This page would look a lot spiffier if you downloaded a standards compliant web browser.

Interactive Computational Support for Modeling and Generating Building Design Requirements
    Ph.D. Dissertation, School of Architecture and Institute for Complex Engineered Systems, Carnegie Mellon University 2003
    Developing design requirements specification or an architectural program for a recurring building type offers unique opportunities for the programming phase in design. Recurring building types are repeated in different contexts, yet their general functional aspects do not change.

    However, current practice makes only limited use of these opportunities. The use of passive programming media and manual methods together with non-standardized
    representation formats create problems with continuity, with upgrading programming knowledge, and with handling complex design requirements. Computer-based tools are generally limited to simple database or spread-sheet applications. Only few of these tools provide some generative mechanisms for formulating design problems separate from solution generation.
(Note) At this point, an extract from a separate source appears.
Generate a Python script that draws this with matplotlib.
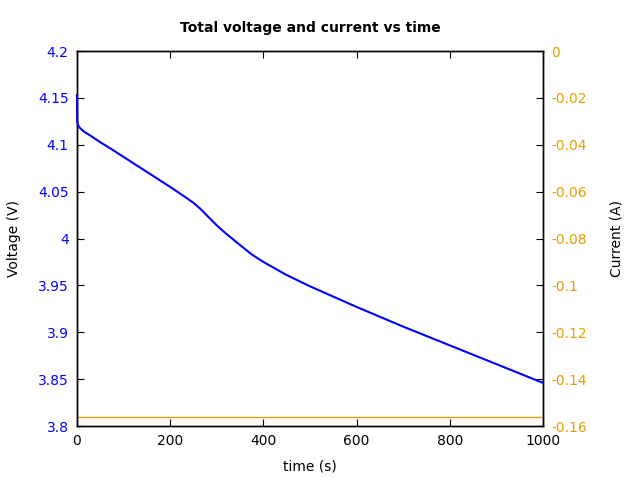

    I believe that computer-assisted generative tools can assist programmers in partially alleviating the bottlenecks mentioned above and reduce the cognitive loads posed by using traditional manual techniques for handling complex programming information. Based on case studies and an extensive literature survey, I developed a general and flexible framework that models architectural programming knowledge as a generalized (extended) means-ends analysis; it can be made operational in the form of a computer-based support tool that can be adapted by users to any building type and is particularly suited to support programming recurring building types.

    RaBBiT is a first prototype application. It is distinguished by the following features: (a) the ability to computationally capture reusable programming knowledge based on a set of concepts that are general enough to accommodate various programming styles while remaining operational; (b) simplification of the designer-computer interaction to make the application usable, even programmable to a degree, for non-computer programmers; and c) the ability to generate design requirements as output that can be used by other generative design and decision support tools. The first prototype consists of an objectoriented application that is highly integrated with a direct-manipulation user interface.